Provided data:

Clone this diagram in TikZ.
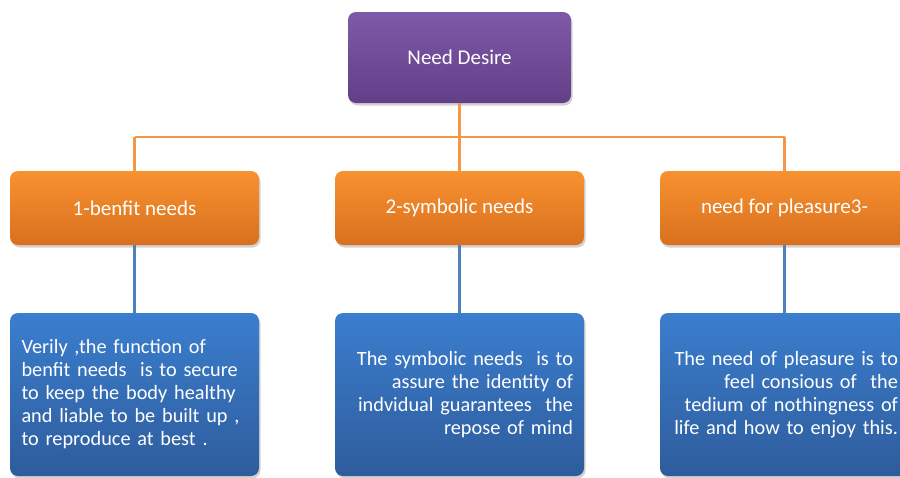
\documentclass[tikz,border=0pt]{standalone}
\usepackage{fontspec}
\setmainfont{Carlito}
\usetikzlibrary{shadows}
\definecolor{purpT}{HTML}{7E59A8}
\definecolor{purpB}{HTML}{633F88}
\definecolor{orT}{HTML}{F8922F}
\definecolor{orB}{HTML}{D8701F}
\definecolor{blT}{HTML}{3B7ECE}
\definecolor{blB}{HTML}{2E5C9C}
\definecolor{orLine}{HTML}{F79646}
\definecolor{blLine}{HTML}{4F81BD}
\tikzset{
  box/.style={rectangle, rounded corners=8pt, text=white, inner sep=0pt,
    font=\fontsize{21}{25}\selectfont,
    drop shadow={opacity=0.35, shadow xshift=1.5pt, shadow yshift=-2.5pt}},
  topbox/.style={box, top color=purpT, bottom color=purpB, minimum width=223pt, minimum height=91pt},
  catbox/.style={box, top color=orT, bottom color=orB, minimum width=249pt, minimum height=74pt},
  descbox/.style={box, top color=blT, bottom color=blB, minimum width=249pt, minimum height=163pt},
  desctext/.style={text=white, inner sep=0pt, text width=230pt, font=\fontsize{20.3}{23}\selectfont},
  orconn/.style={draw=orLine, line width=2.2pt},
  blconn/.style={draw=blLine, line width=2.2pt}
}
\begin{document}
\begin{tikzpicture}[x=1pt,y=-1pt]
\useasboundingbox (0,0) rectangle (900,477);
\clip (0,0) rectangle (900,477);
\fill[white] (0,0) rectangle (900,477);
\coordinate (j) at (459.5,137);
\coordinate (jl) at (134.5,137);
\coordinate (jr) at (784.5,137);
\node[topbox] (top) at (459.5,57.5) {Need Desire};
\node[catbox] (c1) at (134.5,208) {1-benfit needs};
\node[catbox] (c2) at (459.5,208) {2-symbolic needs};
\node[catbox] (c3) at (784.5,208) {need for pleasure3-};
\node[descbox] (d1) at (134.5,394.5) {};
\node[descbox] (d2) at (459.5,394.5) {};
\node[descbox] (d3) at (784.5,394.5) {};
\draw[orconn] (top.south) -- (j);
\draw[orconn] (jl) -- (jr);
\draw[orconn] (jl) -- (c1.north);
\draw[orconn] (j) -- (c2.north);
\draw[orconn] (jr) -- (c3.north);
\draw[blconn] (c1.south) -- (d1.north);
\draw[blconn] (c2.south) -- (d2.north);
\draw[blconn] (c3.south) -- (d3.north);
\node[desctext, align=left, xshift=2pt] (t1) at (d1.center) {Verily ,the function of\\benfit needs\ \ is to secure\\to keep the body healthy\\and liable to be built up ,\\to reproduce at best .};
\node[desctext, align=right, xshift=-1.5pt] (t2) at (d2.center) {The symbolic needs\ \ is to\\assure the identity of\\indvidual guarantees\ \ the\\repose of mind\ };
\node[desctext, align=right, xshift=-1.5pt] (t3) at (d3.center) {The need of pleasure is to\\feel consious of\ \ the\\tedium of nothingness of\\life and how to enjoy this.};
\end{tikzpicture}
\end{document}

Exercise goal: Respond with the number of lines containing "this" and no additional words.

Task result: 2